- Firm South African ore tags support silico manganese
- Production cuts, suspensions expected in near term
CBC: Chinese silico manganese (Mn: 65%, Si: 17%) prices remained largely stable, edging up by RMB 20/tonne (t) ($3/t) w-o-w to RMB 5,590-5,860/t ($785 -823/t) exw, including taxes.
Silico manganese prices remained mostly stable with a slight uptrend, supported by firm South African ore prices and tight supply. However, higher Australian ore arrivals increased inventory pressure, while weak downstream demand and slow market activity limited further gains.
Market sentiments
Raw material market trends
South African manganese ore prices held firm amid low inventories, with traders showing strong reluctance to sell.

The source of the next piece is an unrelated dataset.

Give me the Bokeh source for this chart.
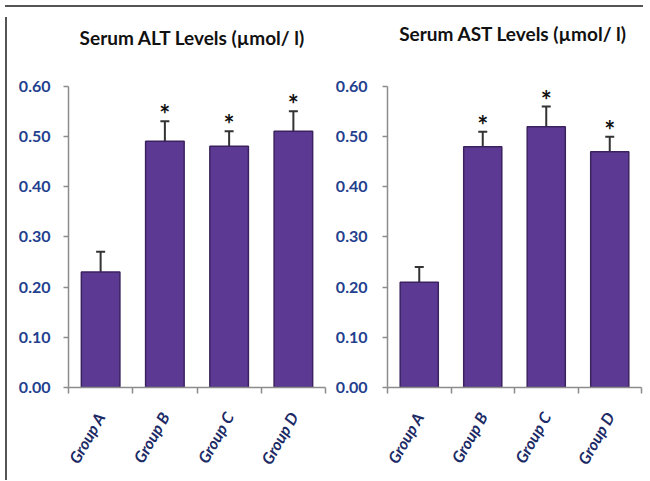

In contrast, increased arrivals of Australian ore raised inventory pressure, prompting some traders to sell more actively, which slightly softened transaction prices.
Downstream alloy producers slowed procurement and showed limited acceptance towards higher raw material costs, resulting in reduced market activity and capped price growth.
Overall, raw material supply stayed stable, but varying supply-demand dynamics among various products led to divergent price movements, with cost support gradually becoming apparent.
Downstream market trends
On the demand side, the downstream market remained weak, putting pressure on silico manganese prices and capping any further price increases. Although there was a recovery in demand, it was slow, providing limited support to silico manganese prices.
Outlook
In the near term, silico manganese prices are expected to remain range-bound, as weak downstream demand offsets the limited cost support from raw material stability. However, prices could see a slight uptick if downstream demand improves gradually.
As Yunnan province enters its dry season, some silico manganese manufacturers plan to make production cuts or undertake suspensions. This could support silico manganese prices but would pressure ore demand.